→ **What is being asked**: Can you pull out each line of the data below that includes the word "matplotlib"?

→ **Listed entries**:
━━━━
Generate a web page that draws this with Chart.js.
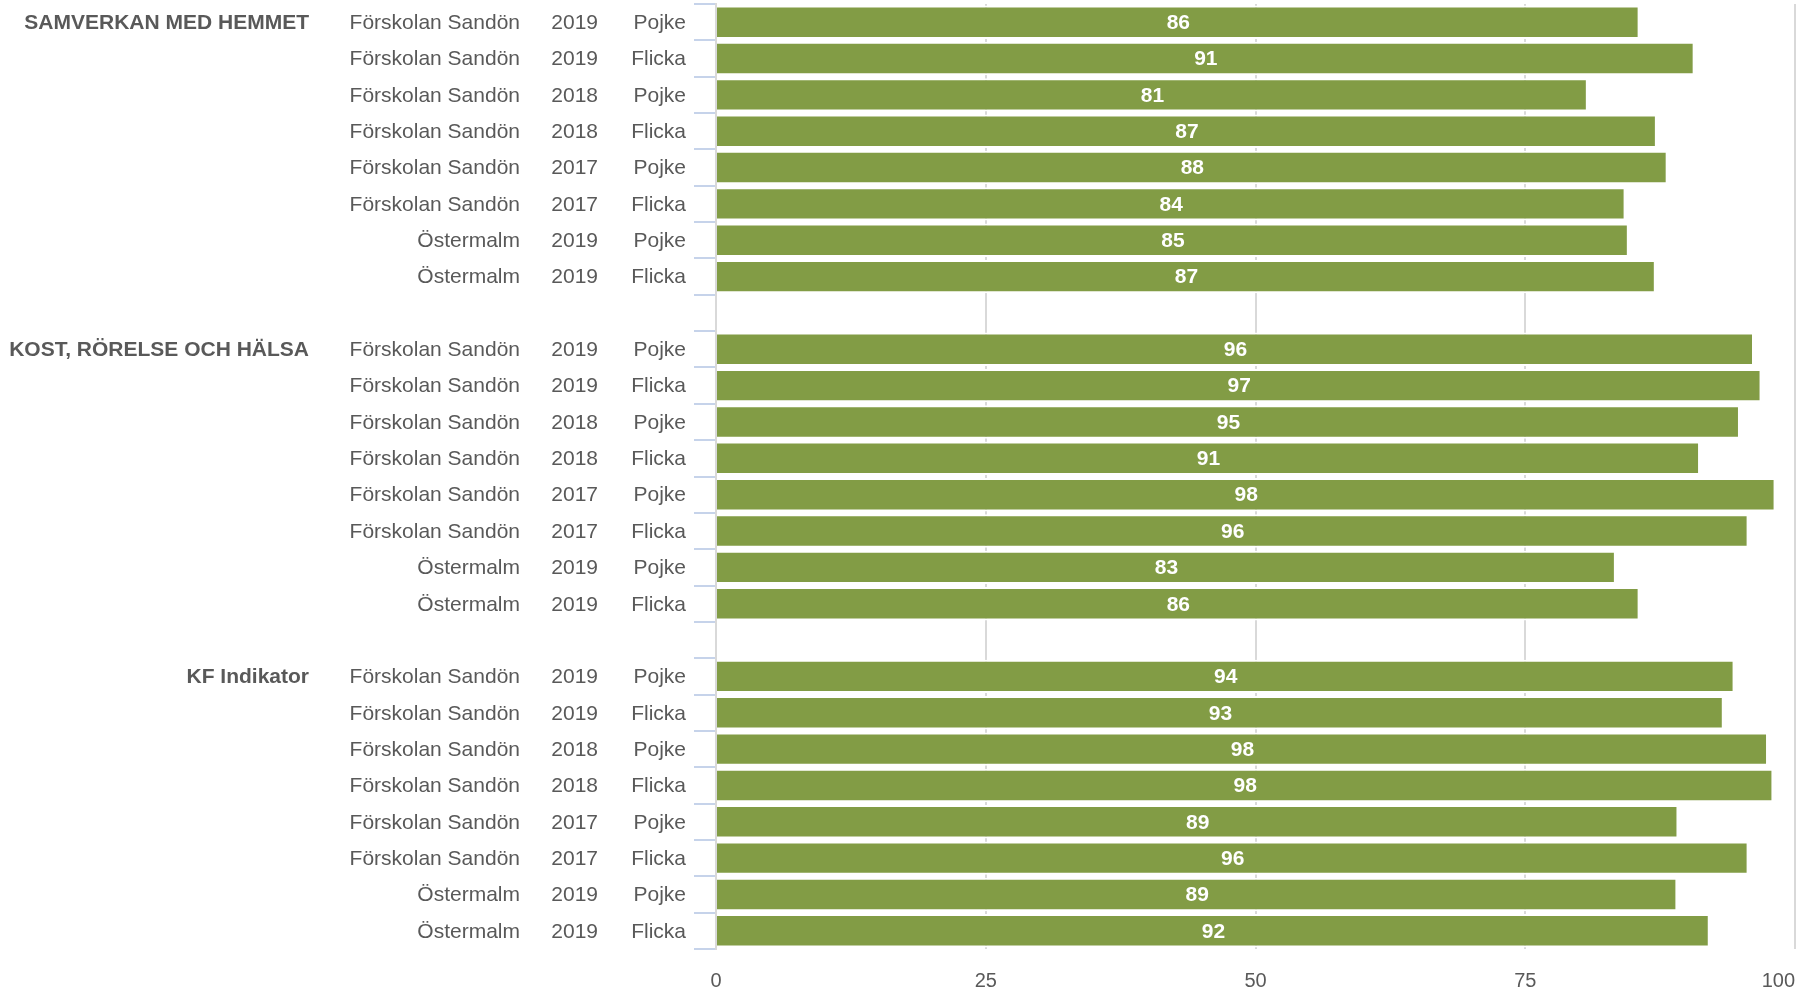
<!DOCTYPE html>
<html>
<head>
<meta charset="utf-8">
<script src="https://cdn.jsdelivr.net/npm/chart.js@4"></script>
<style>
  html, body { margin: 0; padding: 0; background: #fff; }
  #wrap { width: 1810px; height: 991px; position: relative; }
</style>
</head>
<body>
<div id="wrap"><canvas id="chart"></canvas></div>
<script>
// Grupper och rader
const groups = ['SAMVERKAN MED HEMMET', 'KOST, RÖRELSE OCH HÄLSA', 'KF Indikator'];
const schools = ['Förskolan Sandön', 'Förskolan Sandön', 'Förskolan Sandön', 'Förskolan Sandön',
                 'Förskolan Sandön', 'Förskolan Sandön', 'Östermalm', 'Östermalm'];
const years = ['2019', '2019', '2018', '2018', '2017', '2017', '2019', '2019'];
const genders = ['Pojke', 'Flicka', 'Pojke', 'Flicka', 'Pojke', 'Flicka', 'Pojke', 'Flicka'];

// Värden per grupp (avlästa)
const samverkan = [85.6, 90.7, 80.8, 87.2, 88.2, 84.3, 84.6, 87.1];
const kost = [96.2, 96.9, 94.9, 91.2, 98.2, 95.7, 83.4, 85.6];
const kfIndikator = [94.4, 93.4, 97.5, 98.0, 89.2, 95.7, 89.1, 92.1];

const xTicks = [0, 25, 50, 75, 100];

// Bygg rader med en tom rad mellan grupperna
const rows = [];
const values = [];
[samverkan, kost, kfIndikator].forEach((vals, g) => {
    if (g > 0) { rows.push(null); values.push(null); }
    vals.forEach((v, i) => {
        rows.push({ group: i === 0 ? groups[g] : '', school: schools[i], year: years[i], gender: genders[i] });
        values.push(v);
    });
});
const labels = rows.map((r, i) => r ? r.group + ' ' + r.school + ' ' + r.year + ' ' + r.gender : 'gap' + i);

const textColor = '#595959';
const fontFamily = "Arial, 'Liberation Sans', sans-serif";

// Etiketter till vänster om axeln
const rowLabels = {
    id: 'rowLabels',
    afterDraw(chart) {
        const ctx = chart.ctx;
        const y = chart.scales.y;
        ctx.save();
        ctx.fillStyle = textColor;
        ctx.textBaseline = 'middle';
        ctx.textAlign = 'right';
        rows.forEach((r, i) => {
            if (!r) return;
            const py = y.getPixelForValue(i) + 1;
            if (r.group) {
                ctx.font = 'bold 21px ' + fontFamily;
                ctx.fillText(r.group, 309, py);
            }
            ctx.font = '21px ' + fontFamily;
            ctx.fillText(r.school, 520, py);
            ctx.fillText(r.year, 598, py);
            ctx.fillText(r.gender, 686, py);
        });

        // x-axelns etiketter, sista högerjusterad mot axelns slut
        const x = chart.scales.x;
        ctx.font = '20px ' + fontFamily;
        xTicks.forEach((v, i) => {
            ctx.textAlign = i === xTicks.length - 1 ? 'right' : 'center';
            ctx.fillText(String(v), x.getPixelForValue(v), 981);
        });
        ctx.restore();
    }
};

// Värdeetiketter i staplarna
const valueLabels = {
    id: 'valueLabels',
    afterDatasetsDraw(chart) {
        const ctx = chart.ctx;
        const meta = chart.getDatasetMeta(0);
        ctx.save();
        ctx.fillStyle = '#ffffff';
        ctx.font = 'bold 21px ' + fontFamily;
        ctx.textAlign = 'center';
        ctx.textBaseline = 'middle';
        meta.data.forEach((bar, i) => {
            if (values[i] == null) return;
            ctx.fillText(Math.round(values[i]), (bar.x + bar.base) / 2, bar.y + 1);
        });
        ctx.restore();
    }
};

new Chart(document.getElementById('chart'), {
    type: 'bar',
    data: {
        labels: labels,
        datasets: [{
            data: values,
            backgroundColor: '#829c45',
            borderColor: '#ffffff',
            borderWidth: 2,
            borderSkipped: 'start',
            barPercentage: 0.92,
            categoryPercentage: 1
        }]
    },
    options: {
        indexAxis: 'y',
        responsive: true,
        maintainAspectRatio: false,
        animation: false,
        layout: { padding: { top: 4, right: 15, bottom: 0, left: 0 } },
        plugins: {
            legend: { display: false },
            tooltip: { enabled: false }
        },
        scales: {
            x: {
                min: 0,
                max: 100,
                afterBuildTicks: s => { s.ticks = xTicks.map(v => ({ value: v })); },
                afterFit: s => { s.height = 42; },
                grid: { color: '#d9d9d9', lineWidth: 2, drawTicks: false },
                border: { display: false },
                ticks: { display: false }
            },
            y: {
                afterFit: s => { s.width = 716; },
                grid: {
                    drawOnChartArea: false,
                    drawTicks: true,
                    tickLength: 22,
                    tickColor: '#c6d3ea',
                    lineWidth: 2
                },
                border: { display: true, color: '#d9d9d9', width: 2 },
                ticks: { display: false }
            }
        }
    },
    plugins: [rowLabels, valueLabels]
});
</script>
</body>
</html>
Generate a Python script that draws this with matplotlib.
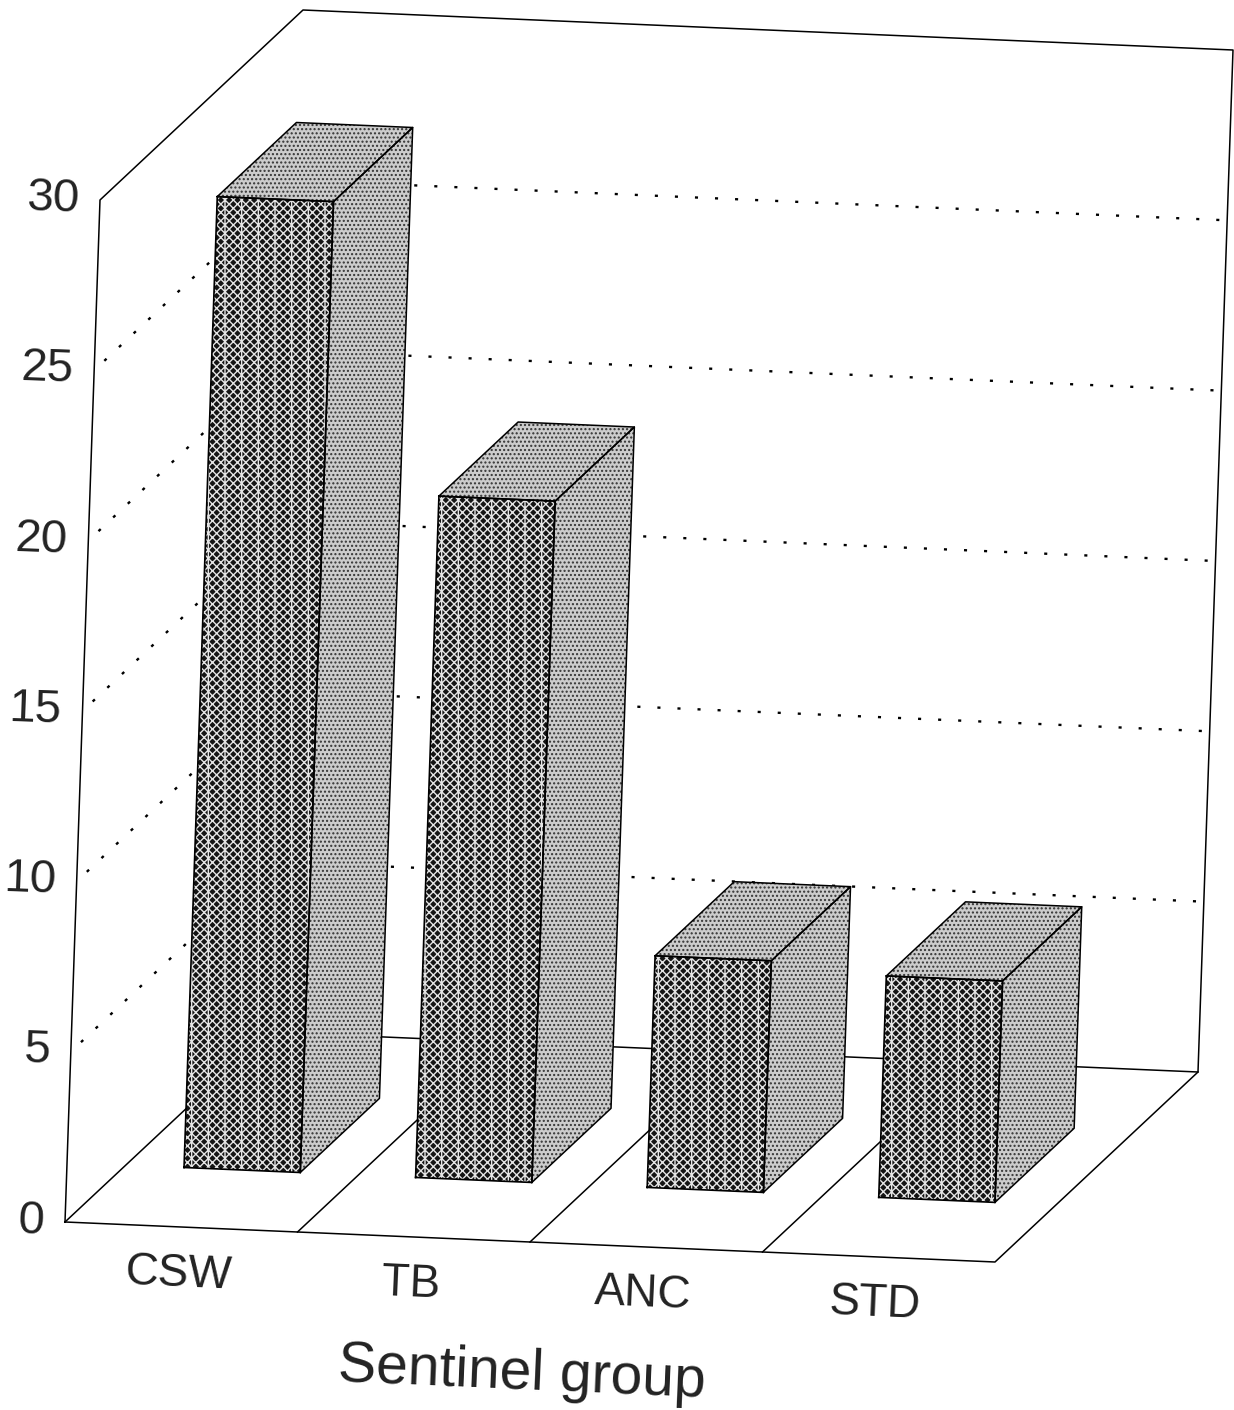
import matplotlib
matplotlib.use("Agg")
import matplotlib.pyplot as plt
from matplotlib.patches import Polygon

categories = ["CSW", "TB", "ANC", "STD"]
values = [28.5, 20.0, 6.8, 6.5]
ticks = [0, 5, 10, 15, 20, 25, 30]
grid_ticks = [5, 10, 15, 20, 25]
xlabel = "Sentinel group"

W, H = 1234, 1410
fig = plt.figure(figsize=(W / 100, H / 100), dpi=100)
ax = fig.add_axes([0, 0, 1, 1])
ax.set_xlim(0, W)
ax.set_ylim(H, 0)
ax.axis("off")
plt.rcParams["hatch.linewidth"] = 1.0

O = (65, 1222)
XV = (930, 40)
ZV = (35 / 30, -1022 / 30)
DV = (203, -190)


def P(a, v, d):
    return (O[0] + a * XV[0] + v * ZV[0] + d * DV[0],
            O[1] + a * XV[1] + v * ZV[1] + d * DV[1])


def line(pts, **kw):
    xs, ys = zip(*pts)
    ax.plot(xs, ys, color="black", **kw)


# walls and floor
line([P(0, 0, 0), P(0, 30, 0), P(0, 30, 1), P(1, 30, 1), P(1, 0, 1), P(1, 0, 0), P(0, 0, 0)], lw=1.1)
line([P(0, 0, 1), P(1, 0, 1)], lw=1.1)
line([P(0, 0, 0), P(0, 0, 1)], lw=1.1)
for i in range(1, 4):
    a = i / len(categories)
    line([P(a, 0, 0), P(a, 0, 0.6)], lw=1.1)

# grid
for v in grid_ticks:
    line([P(0, v, 0.05), P(0, v, 1), P(1, v, 1)], lw=1.7, ls=(0, (1.3, 7.2)))

# bars
n = len(categories)
pitch = 0.249
for i, (c, v) in enumerate(zip(categories, values)):
    a0 = 0.0625 + i * pitch
    a1 = a0 + 0.125
    d0, d1 = 0.30, 0.69
    side = [P(a1, 0, d0), P(a1, 0, d1), P(a1, v, d1), P(a1, v, d0)]
    top = [P(a0, v, d0), P(a1, v, d0), P(a1, v, d1), P(a0, v, d1)]
    front = [P(a0, 0, d0), P(a1, 0, d0), P(a1, v, d0), P(a0, v, d0)]
    for poly in (side, top):
        ax.add_patch(Polygon(poly, facecolor="#cccccc", edgecolor="#333333", lw=0,
                             hatch="....", zorder=3))
        line(poly + poly[:1], lw=1.1, zorder=5)
    ax.add_patch(Polygon(front, facecolor="#141414", edgecolor="#e4e4e4", lw=0,
                         hatch="xxxx|", zorder=4))
    line(front + front[:1], lw=1.2, zorder=5)

FONT = ["Liberation Sans", "DejaVu Sans"]
for v in ticks:
    x, y = P(0, v, 0)
    ax.text(x - 20, y - 1, str(v), ha="right", va="center", fontsize=34,
            family=FONT, rotation=-2, color="#222222")

for i, c in enumerate(categories):
    x, y = P((i + 0.5) / n, 0, 0)
    ax.text(x - 3, y + 47, c, ha="center", va="center", fontsize=33,
            family=FONT, rotation=-2.5, color="#222222")

ax.text(522, 1374, xlabel, ha="center", va="center", fontsize=41,
        family=FONT, rotation=-2.5, color="#222222")

fig.savefig("out.png", dpi=100)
━━━━
→ **Written answer**:
Generate a Python script that draws this with matplotlib.
import matplotlib
matplotlib.use("Agg")
import matplotlib.pyplot as plt
from matplotlib.patches import Polygon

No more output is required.